Over the years, some players and moments stood out. Chris Laidlaw had a remarkably long and swift pass and also a spectacular reverse pass that would mesmerise opponents. Outside him, Earle Kirton displayed electric acceleration and was particularly adept at running the blind side. For myself, one game in particular in 1977 stood out. That year, Otago played the British and Irish Lions. A diminutive flanker by the name of Rex Smith shone that day. Despite being injured early on he played like a man possessed, constantly laying his body on the line and inspiring his team mates. It was a pulsating game with the crowd on the edge of their seats throughout. The Lions won 12-7 but what a game!
Current All Black Ben Smith's formative playing career was at Carisbrook with his All Black debut in 2009. Similarly, Adam Thomson, who at age 37 was a recent addition to this year's Otago provincial squad, had previously played on Carisbrook for a number of years and wore the All Black colours from 2008-12.
Let us not forget, too, some of the legends of cricket whose deeds have entered the history books.
Bert Sutcliffe was one of New Zealand's finest batsmen. He also made two triple hundreds while playing for Otago. His attachment to Carisbrook was such that an urn containing some of his ashes was buried there.
I recall in my youth watching Central Districts fast bowler Gary Bartlett in action.
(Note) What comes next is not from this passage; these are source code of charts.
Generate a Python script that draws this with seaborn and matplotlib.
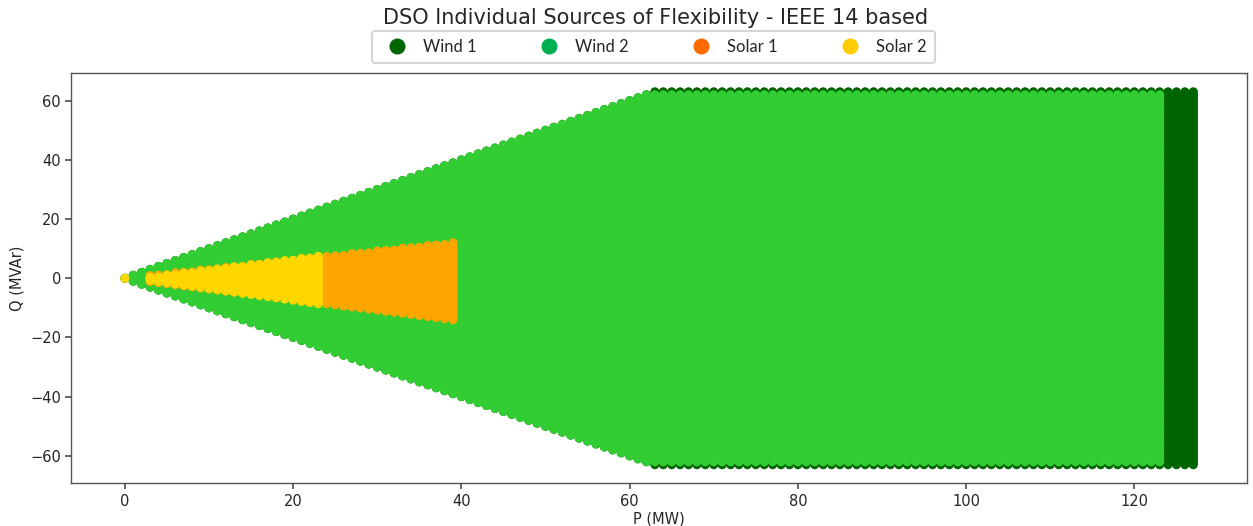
import numpy as np
import pandas as pd
import matplotlib
matplotlib.use("Agg")
import matplotlib.pyplot as plt
from matplotlib.lines import Line2D
import seaborn as sns

# ---- data ----
sources = ["Wind 1", "Wind 2", "Solar 1", "Solar 2"]
# boundary breakpoints of each source's P-Q capability region
wind1_p = [0, 63, 127]
wind1_qhi = [0, 63, 63]
wind1_qlo = [0, -63, -63]
wind2_p = [0, 62, 123]
wind2_qhi = [0, 62, 62]
wind2_qlo = [0, -62, -62]
solar1_p = [3, 39]
solar1_qhi = [0.9, 12.1]
solar1_qlo = [-1.1, -14.0]
solar2_p = [3, 23]
solar2_qhi = [0.5, 7.6]
solar2_qlo = [-0.7, -8.6]
origin_p = [0]
origin_q = [0]
p_step = 1.0
q_step = 0.5

plot_colors = ["#006400", "#32CD32", "#FFA500", "#FFD700"]
legend_colors = ["#006400", "#00B050", "#FF6A00", "#FFCC00"]

title = "DSO Individual Sources of Flexibility - IEEE 14 based"
xlabel = "P (MW)"
ylabel = "Q (MVAr)"
xticks = [0, 20, 40, 60, 80, 100, 120]
yticks = [-60, -40, -20, 0, 20, 40, 60]


def region(name, pb, hib, lob):
    rows = []
    ps = np.arange(pb[0], pb[-1] + 1e-9, p_step)
    for p in ps:
        hi = np.interp(p, pb, hib)
        lo = np.interp(p, pb, lob)
        qs = np.arange(lo, hi + 1e-9, q_step)
        if len(qs) == 0:
            qs = np.array([0.0])
        for q in qs:
            rows.append((name, p, q))
    return rows


rows = []
rows += region("Wind 1", wind1_p, wind1_qhi, wind1_qlo)
rows += region("Wind 2", wind2_p, wind2_qhi, wind2_qlo)
rows += region("Solar 1", solar1_p, solar1_qhi, solar1_qlo)
rows += region("Solar 2", solar2_p, solar2_qhi, solar2_qlo)
for p, q in zip(origin_p, origin_q):
    rows.append(("Solar 2", p, q))
df = pd.DataFrame(rows, columns=["source", "P", "Q"])

sns.set_theme(style="ticks")
plt.rcParams["font.family"] = ["DejaVu Sans"]

fig = plt.figure(figsize=(12.53, 5.26), dpi=100)
ax = fig.add_axes([0.057, 0.081, 0.938, 0.780])

sns.scatterplot(data=df, x="P", y="Q", hue="source", hue_order=sources,
                palette=dict(zip(sources, plot_colors)), s=42, linewidth=0,
                legend=False, ax=ax)

ax.set_xlim(-6.35, 133.35)
ax.set_ylim(-69.3, 69.3)
ax.set_xticks(xticks)
ax.set_yticks(yticks)
ax.tick_params(labelsize=10.5, length=4, color="#555555")
for sp in ax.spines.values():
    sp.set_color("#555555")
    sp.set_linewidth(1.0)
ax.set_xlabel(xlabel, fontsize=10.5, labelpad=2)
ax.set_ylabel(ylabel, fontsize=10.5, labelpad=4)

fig.text(0.523, 1 - 18 / 526, title, ha="center", va="center", fontsize=15)

handles = [Line2D([], [], marker="o", linestyle="none", markersize=10.5,
                  markerfacecolor=c, markeredgecolor=c) for c in legend_colors]
leg = fig.legend(handles, sources, loc="center", ncol=4,
                 bbox_to_anchor=(0.5215, 1 - 47 / 526), frameon=True,
                 prop={"family": "Lato", "size": 12}, columnspacing=3.3,
                 handletextpad=0.6, borderpad=0.5, borderaxespad=0.0,
                 fancybox=True)
leg.get_frame().set_edgecolor("#cccccc")
leg.get_frame().set_linewidth(1.5)

fig.savefig("out.png", dpi=100)
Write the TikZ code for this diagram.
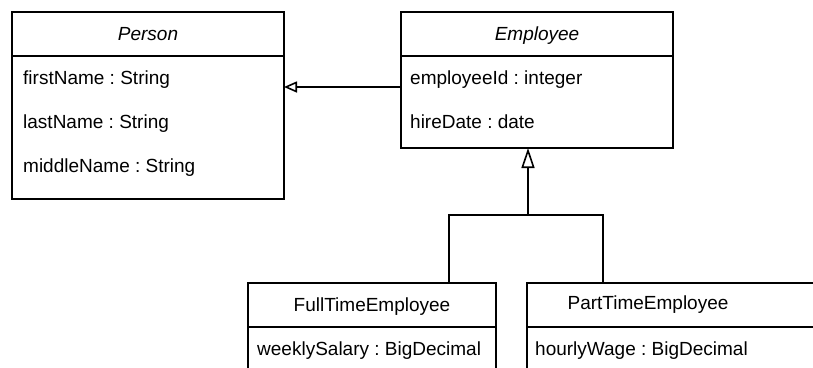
\documentclass[tikz,border=0pt]{standalone}
\usepackage{fontspec}
\setmainfont{Liberation Sans}
\usetikzlibrary{arrows.meta, positioning}
\frenchspacing

\begin{document}
\begin{tikzpicture}[
  x=1pt, y=-1pt,
  every node/.style={font=\fontsize{19}{23}\selectfont},
  box/.style={rectangle, draw, line width=1.3pt, outer sep=0pt, inner sep=0pt, minimum width=272pt},
  head/.style={box, minimum height=44pt, text depth=0pt},
  attr/.style={anchor=base west, inner sep=0pt},
  link/.style={line width=1.6pt},
  inherit/.style={link, -{Triangle[open, length=13pt, width=11pt]}},
  inheritbig/.style={link, -{Triangle[open, length=20pt, width=13pt]}}
]
\useasboundingbox (0,0) rectangle (813,367);
\clip (0,0) rectangle (813,367);

\def\rowstep{44pt} % distance between attribute rows

% Person
\node (person) [head, anchor=north west] at (12,12) {\itshape Person};
\node (personbody) [box, minimum height=143pt, below=0pt of person] {};
\node (firstname) [attr] at ([xshift=11pt, yshift=-28pt]personbody.north west) {firstName : String};
\node (lastname) [attr, below=\rowstep of firstname.base west, anchor=base west] {lastName : String};
\node (middlename) [attr, below=\rowstep of lastname.base west, anchor=base west] {middleName : String};

% Employee
\node (employee) [head, anchor=north west] at (401,12) {\itshape Employee};
\node (employeebody) [box, minimum height=92pt, below=0pt of employee] {};
\node (employeeid) [attr] at ([xshift=9pt, yshift=-28pt]employeebody.north west) {employeeId : integer};
\node (hiredate) [attr, below=\rowstep of employeeid.base west, anchor=base west] {hireDate : date};

% subclasses
\node (fulltime) [head, minimum width=248pt, anchor=north west] at (248,283) {FullTimeEmployee};
\node (fulltimebody) [box, minimum width=248pt, minimum height=80pt, below=0pt of fulltime] {};
\node (salary) [attr] at ([xshift=9pt, yshift=-28pt]fulltimebody.north west) {weeklySalary : BigDecimal};

\node (parttime) [head, minimum width=320pt, anchor=north west] at (527,283) {};
\node (parttimename) at ([xshift=121pt]parttime.west) {PartTimeEmployee};
\node (parttimebody) [box, minimum width=320pt, minimum height=80pt, below=0pt of parttime] {};
\node (wage) [attr] at ([xshift=8pt, yshift=-28pt]parttimebody.north west) {hourlyWage : BigDecimal};

% Generalisations
\draw[inherit] ([yshift=-24pt]employeebody.north west) |- ([yshift=-31pt]personbody.north east);

\coordinate (fork) at (528,215);
\draw[inheritbig] (fork) -- ([xshift=-9pt]employeebody.south);
\draw[link] ([xshift=201pt]fulltime.north west) |- (fork);
\draw[link] ([xshift=76pt]parttime.north west) |- (fork);

\end{tikzpicture}
\end{document}
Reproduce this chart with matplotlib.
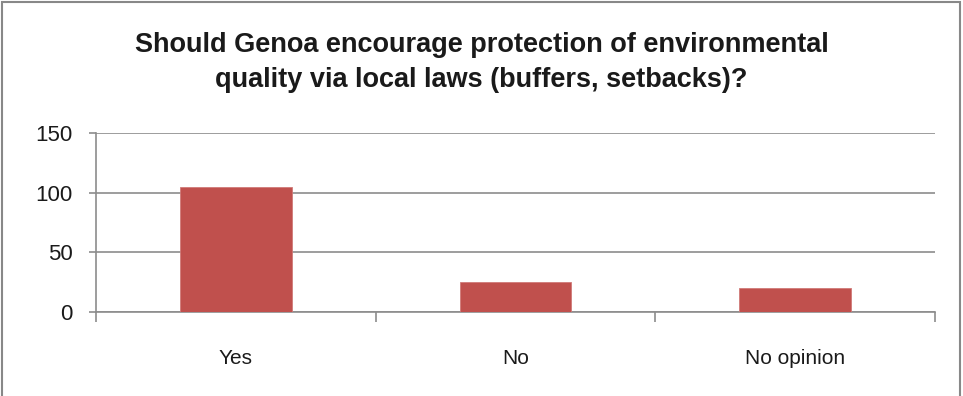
import numpy as np
import matplotlib.pyplot as plt
from matplotlib.patches import Rectangle

categories = ['Yes', 'No', 'No opinion']
counts = [105, 25, 20]
yticks = [0, 50, 100, 150]
title_lines = ['Should Genoa encourage protection of environmental',
               'quality via local laws (buffers, setbacks)?']

plt.rcParams['font.family'] = ['Liberation Sans', 'DejaVu Sans']

fig = plt.figure(figsize=(9.63, 3.96), dpi=100)
ax = fig.add_axes([96/963, 84/396, 839/963, 179/396])

x = np.arange(len(categories))
ax.bar(x, counts, width=0.4, color='#C0504D', edgecolor='#D07A78', linewidth=0.6, zorder=3)

ax.set_xlim(-0.5, len(categories) - 0.5)
ax.set_ylim(0, 150)
ax.set_yticks(yticks)
ax.set_yticklabels([str(v) for v in yticks], fontsize=16, color='#1a1a1a')
ax.yaxis.grid(True, color='#8C8C8C', linewidth=1.2, zorder=0)

# category labels centered, tick marks at category boundaries
ax.set_xticks(np.arange(-0.5, len(categories)))
ax.set_xticklabels([])
ax.set_xticks(x, minor=True)
ax.set_xticklabels(categories, minor=True, fontsize=15, color='#1a1a1a')
ax.tick_params(axis='x', which='minor', length=0, pad=27)
ax.tick_params(axis='x', which='major', length=7, width=1.2, color='#8C8C8C')
ax.tick_params(axis='y', length=5, width=1.2, color='#8C8C8C', pad=12)

for s in ['top', 'right']:
    ax.spines[s].set_visible(False)
for s in ['left', 'bottom']:
    ax.spines[s].set_color('#8C8C8C')
    ax.spines[s].set_linewidth(1.2)

fig.text(0.5, 1 - 52/396, title_lines[0], ha='center', va='baseline',
         fontsize=19.5, fontweight='bold', color='#1a1a1a')
fig.text(0.5, 1 - 87/396, title_lines[1], ha='center', va='baseline',
         fontsize=19.5, fontweight='bold', color='#1a1a1a')

# outer frame
fig.patches.append(Rectangle((1.5/963, -0.1), 958/963, 1.1 - 2.5/396, transform=fig.transFigure,
                             fill=False, edgecolor='#888888', linewidth=1.5))

fig.savefig('out.png', dpi=100)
He is reputed to be possibly New Zealand's fastest ever. Technology unfortunately back then could only measure speeds up to 80 miles per hour.
Frank Cameron the Otago and New Zealand medium-fast bowler always impressed with his steady, consistent, accurate deliveries and he also had a remarkable capacity to bowl for lengthy periods.
Who can forget Murray Webb when he burst on to the provincial scene as a fiery fast bowler unnerving opposition batsman and gaining wickets with relative ease?
Finally, there is Iain Gallaway, a commentator of rare quality and excellence. For almost 40 years he commentated rugby and cricket matches at Carisbrook with effortless style and skill. He deserves his reputation as one of the greats not only for his talent but for his humility and dignity.
Despite the demise of Carisbrook, legends and stories from its past will continue to live on.
Joss Miller is a retired Dunedin lawyer.